== Recorded data ==
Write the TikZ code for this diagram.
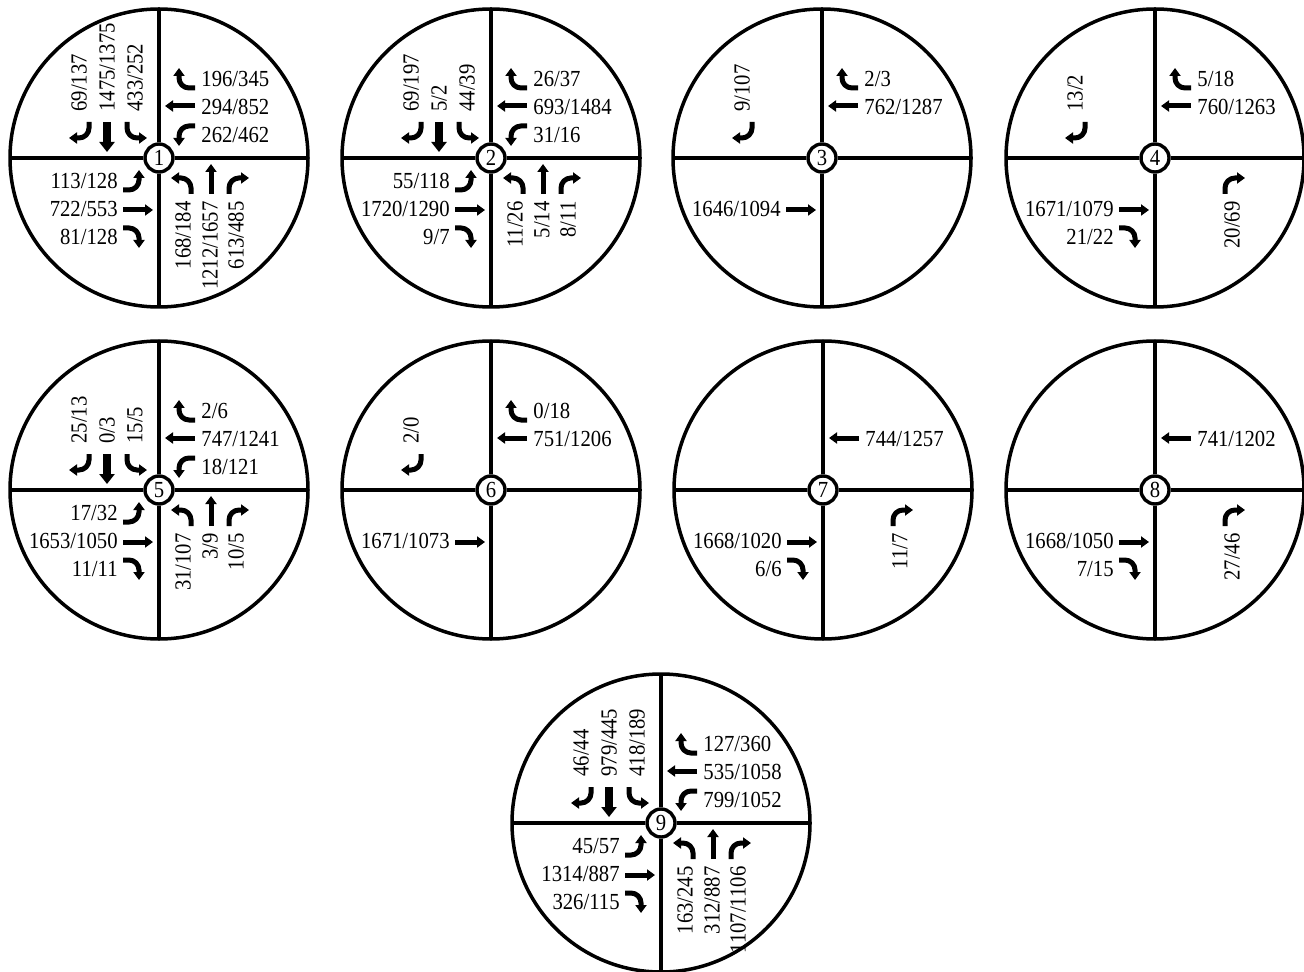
\documentclass[tikz,border=0pt]{standalone}
\usepackage{fontspec}
\setmainfont[FakeStretch=0.9]{Liberation Serif}
\usetikzlibrary{arrows.meta}
\tikzset{
  ringline/.style={line width=1.75pt},
  hub/.style={circle,draw,line width=1.7pt,fill=white,minimum size=14pt,inner sep=0pt,font=\fontsize{11.5}{13}\selectfont},
  lab/.style={inner sep=0pt,font=\fontsize{11.5}{13}\selectfont},
  mv/.style={line width=2.5pt,-{Triangle[length=4pt,width=5.5pt]}},
  mvthick/.style={line width=3.6pt,-{Triangle[length=5pt,width=7.5pt]}},
  sbR/.style={mv}, sbT/.style={mvthick}, sbL/.style={mv},
}
\newcommand\pathR[1]{\draw[#1] (-70,36) -- (-70,30) arc[start angle=0,end angle=-90,radius=10] -- (-90,20);}
\newcommand\pathT[1]{\draw[#1] (-52,36) -- (-52,6);}
\newcommand\pathL[1]{\draw[#1] (-32,36) -- (-32,30) arc[start angle=180,end angle=270,radius=10] -- (-12,20);}
\def\sbxR{-80}\def\sbxT{-52}\def\sbxL{-24}
\def\wbyR{79}\def\wbyT{51}\def\wbyL{23}
\def\ebyR{-79}\def\ebyT{-51}\def\ebyL{-23}
\def\nbxR{77}\def\nbxT{51}\def\nbxL{24}
\newcommand\isect[4]{%
  \node[hub] (c#1) at (#2,-#3) {#4};
  \coordinate (c#1n) at ({#2},{-#3+149});
  \coordinate (c#1s) at ({#2},{-#3-149});
  \coordinate (c#1e) at ({#2+149},{-#3});
  \coordinate (c#1w) at ({#2-149},{-#3});
  \draw[ringline] (c#1.center) circle[radius=149];
  \draw[ringline] (c#1) -- (c#1n);
  \draw[ringline] (c#1) -- (c#1s);
  \draw[ringline] (c#1) -- (c#1e);
  \draw[ringline] (c#1) -- (c#1w);
}
\newcommand\SB[3]{\begin{scope}[shift={(c#1.center)}]
  \node[lab,rotate=90,anchor=west] (c#1sb#2) at (\csname sbx#2\endcsname,46) {#3};
  \csname path#2\endcsname{sb#2}
\end{scope}}
\newcommand\WB[3]{\begin{scope}[shift={(c#1.center)}]
  \node[lab,anchor=west] (c#1wb#2) at (42,\csname wby#2\endcsname) {#3};
  \begin{scope}[rotate=-90]\csname path#2\endcsname{mv}\end{scope}
\end{scope}}
\newcommand\EB[3]{\begin{scope}[shift={(c#1.center)}]
  \node[lab,anchor=east] (c#1eb#2) at (-41,\csname eby#2\endcsname) {#3};
  \begin{scope}[rotate=90]\csname path#2\endcsname{mv}\end{scope}
\end{scope}}
\newcommand\NB[3]{\begin{scope}[shift={(c#1.center)}]
  \node[lab,rotate=90,anchor=east] (c#1nb#2) at (\csname nbx#2\endcsname,-43) {#3};
  \begin{scope}[rotate=180]\csname path#2\endcsname{mv}\end{scope}
\end{scope}}
\begin{document}
\begin{tikzpicture}[x=0.5pt,y=0.5pt]
\useasboundingbox (0,0) rectangle (1304,-972);
\isect{1}{159}{158}{1}
\isect{2}{491}{158}{2}
\isect{3}{822}{158}{3}
\isect{4}{1155}{158}{4}
\isect{5}{159}{490}{5}
\isect{6}{491}{490}{6}
\isect{7}{823}{490}{7}
\isect{8}{1155}{490}{8}
\isect{9}{661}{823}{9}
% 1
\SB{1}{R}{69/137}\SB{1}{T}{1475/1375}\SB{1}{L}{433/252}
\WB{1}{R}{196/345}\WB{1}{T}{294/852}\WB{1}{L}{262/462}
\EB{1}{L}{113/128}\EB{1}{T}{722/553}\EB{1}{R}{81/128}
\NB{1}{L}{168/184}\NB{1}{T}{1212/1657}\NB{1}{R}{613/485}
% 2
\SB{2}{R}{69/197}\SB{2}{T}{5/2}\SB{2}{L}{44/39}
\WB{2}{R}{26/37}\WB{2}{T}{693/1484}\WB{2}{L}{31/16}
\EB{2}{L}{55/118}\EB{2}{T}{1720/1290}\EB{2}{R}{9/7}
\NB{2}{L}{11/26}\NB{2}{T}{5/14}\NB{2}{R}{8/11}
% 3
\SB{3}{R}{9/107}
\WB{3}{R}{2/3}\WB{3}{T}{762/1287}
\EB{3}{T}{1646/1094}
% 4
\SB{4}{R}{13/2}
\WB{4}{R}{5/18}\WB{4}{T}{760/1263}
\EB{4}{T}{1671/1079}\EB{4}{R}{21/22}
\NB{4}{R}{20/69}
% 5
\SB{5}{R}{25/13}\SB{5}{T}{0/3}\SB{5}{L}{15/5}
\WB{5}{R}{2/6}\WB{5}{T}{747/1241}\WB{5}{L}{18/121}
\EB{5}{L}{17/32}\EB{5}{T}{1653/1050}\EB{5}{R}{11/11}
\NB{5}{L}{31/107}\NB{5}{T}{3/9}\NB{5}{R}{10/5}
% 6
\SB{6}{R}{2/0}
\WB{6}{R}{0/18}\WB{6}{T}{751/1206}
\EB{6}{T}{1671/1073}
% 7
\WB{7}{T}{744/1257}
\EB{7}{T}{1668/1020}\EB{7}{R}{6/6}
\NB{7}{R}{11/7}
% 8
\WB{8}{T}{741/1202}
\EB{8}{T}{1668/1050}\EB{8}{R}{7/15}
\NB{8}{R}{27/46}
% 9
\SB{9}{R}{46/44}\SB{9}{T}{979/445}\SB{9}{L}{418/189}
\WB{9}{R}{127/360}\WB{9}{T}{535/1058}\WB{9}{L}{799/1052}
\EB{9}{L}{45/57}\EB{9}{T}{1314/887}\EB{9}{R}{326/115}
\NB{9}{L}{163/245}\NB{9}{T}{312/887}\NB{9}{R}{1107/1106}
\end{tikzpicture}
\end{document}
===
• Required work:
Quote all the lines above exactly as given. Do not include the pictures.

• Response to the exercise:
Write the TikZ code for this diagram.
\documentclass[tikz,border=0pt]{standalone}
\usepackage{fontspec}
\setmainfont[FakeStretch=0.9]{Liberation Serif}
\usetikzlibrary{arrows.meta}
\tikzset{
  ringline/.style={line width=1.75pt},
  hub/.style={circle,draw,line width=1.7pt,fill=white,minimum size=14pt,inner sep=0pt,font=\fontsize{11.5}{13}\selectfont},
  lab/.style={inner sep=0pt,font=\fontsize{11.5}{13}\selectfont},
  mv/.style={line width=2.5pt,-{Triangle[length=4pt,width=5.5pt]}},
  mvthick/.style={line width=3.6pt,-{Triangle[length=5pt,width=7.5pt]}},
  sbR/.style={mv}, sbT/.style={mvthick}, sbL/.style={mv},
}
\newcommand\pathR[1]{\draw[#1] (-70,36) -- (-70,30) arc[start angle=0,end angle=-90,radius=10] -- (-90,20);}
\newcommand\pathT[1]{\draw[#1] (-52,36) -- (-52,6);}
\newcommand\pathL[1]{\draw[#1] (-32,36) -- (-32,30) arc[start angle=180,end angle=270,radius=10] -- (-12,20);}
\def\sbxR{-80}\def\sbxT{-52}\def\sbxL{-24}
\def\wbyR{79}\def\wbyT{51}\def\wbyL{23}
\def\ebyR{-79}\def\ebyT{-51}\def\ebyL{-23}
\def\nbxR{77}\def\nbxT{51}\def\nbxL{24}
\newcommand\isect[4]{%
  \node[hub] (c#1) at (#2,-#3) {#4};
  \coordinate (c#1n) at ({#2},{-#3+149});
  \coordinate (c#1s) at ({#2},{-#3-149});
  \coordinate (c#1e) at ({#2+149},{-#3});
  \coordinate (c#1w) at ({#2-149},{-#3});
  \draw[ringline] (c#1.center) circle[radius=149];
  \draw[ringline] (c#1) -- (c#1n);
  \draw[ringline] (c#1) -- (c#1s);
  \draw[ringline] (c#1) -- (c#1e);
  \draw[ringline] (c#1) -- (c#1w);
}
\newcommand\SB[3]{\begin{scope}[shift={(c#1.center)}]
  \node[lab,rotate=90,anchor=west] (c#1sb#2) at (\csname sbx#2\endcsname,46) {#3};
  \csname path#2\endcsname{sb#2}
\end{scope}}
\newcommand\WB[3]{\begin{scope}[shift={(c#1.center)}]
  \node[lab,anchor=west] (c#1wb#2) at (42,\csname wby#2\endcsname) {#3};
  \begin{scope}[rotate=-90]\csname path#2\endcsname{mv}\end{scope}
\end{scope}}
\newcommand\EB[3]{\begin{scope}[shift={(c#1.center)}]
  \node[lab,anchor=east] (c#1eb#2) at (-41,\csname eby#2\endcsname) {#3};
  \begin{scope}[rotate=90]\csname path#2\endcsname{mv}\end{scope}
\end{scope}}
\newcommand\NB[3]{\begin{scope}[shift={(c#1.center)}]
  \node[lab,rotate=90,anchor=east] (c#1nb#2) at (\csname nbx#2\endcsname,-43) {#3};
  \begin{scope}[rotate=180]\csname path#2\endcsname{mv}\end{scope}
\end{scope}}
\begin{document}
\begin{tikzpicture}[x=0.5pt,y=0.5pt]
\useasboundingbox (0,0) rectangle (1304,-972);
\isect{1}{159}{158}{1}
\isect{2}{491}{158}{2}
\isect{3}{822}{158}{3}
\isect{4}{1155}{158}{4}
\isect{5}{159}{490}{5}
\isect{6}{491}{490}{6}
\isect{7}{823}{490}{7}
\isect{8}{1155}{490}{8}
\isect{9}{661}{823}{9}
% 1
\SB{1}{R}{69/137}\SB{1}{T}{1475/1375}\SB{1}{L}{433/252}
\WB{1}{R}{196/345}\WB{1}{T}{294/852}\WB{1}{L}{262/462}
\EB{1}{L}{113/128}\EB{1}{T}{722/553}\EB{1}{R}{81/128}
\NB{1}{L}{168/184}\NB{1}{T}{1212/1657}\NB{1}{R}{613/485}
% 2
\SB{2}{R}{69/197}\SB{2}{T}{5/2}\SB{2}{L}{44/39}
\WB{2}{R}{26/37}\WB{2}{T}{693/1484}\WB{2}{L}{31/16}
\EB{2}{L}{55/118}\EB{2}{T}{1720/1290}\EB{2}{R}{9/7}
\NB{2}{L}{11/26}\NB{2}{T}{5/14}\NB{2}{R}{8/11}
% 3
\SB{3}{R}{9/107}
\WB{3}{R}{2/3}\WB{3}{T}{762/1287}
\EB{3}{T}{1646/1094}
% 4
\SB{4}{R}{13/2}
\WB{4}{R}{5/18}\WB{4}{T}{760/1263}
\EB{4}{T}{1671/1079}\EB{4}{R}{21/22}
\NB{4}{R}{20/69}
% 5
\SB{5}{R}{25/13}\SB{5}{T}{0/3}\SB{5}{L}{15/5}
\WB{5}{R}{2/6}\WB{5}{T}{747/1241}\WB{5}{L}{18/121}
\EB{5}{L}{17/32}\EB{5}{T}{1653/1050}\EB{5}{R}{11/11}
\NB{5}{L}{31/107}\NB{5}{T}{3/9}\NB{5}{R}{10/5}
% 6
\SB{6}{R}{2/0}
\WB{6}{R}{0/18}\WB{6}{T}{751/1206}
\EB{6}{T}{1671/1073}
% 7
\WB{7}{T}{744/1257}
\EB{7}{T}{1668/1020}\EB{7}{R}{6/6}
\NB{7}{R}{11/7}
% 8
\WB{8}{T}{741/1202}
\EB{8}{T}{1668/1050}\EB{8}{R}{7/15}
\NB{8}{R}{27/46}
% 9
\SB{9}{R}{46/44}\SB{9}{T}{979/445}\SB{9}{L}{418/189}
\WB{9}{R}{127/360}\WB{9}{T}{535/1058}\WB{9}{L}{799/1052}
\EB{9}{L}{45/57}\EB{9}{T}{1314/887}\EB{9}{R}{326/115}
\NB{9}{L}{163/245}\NB{9}{T}{312/887}\NB{9}{R}{1107/1106}
\end{tikzpicture}
\end{document}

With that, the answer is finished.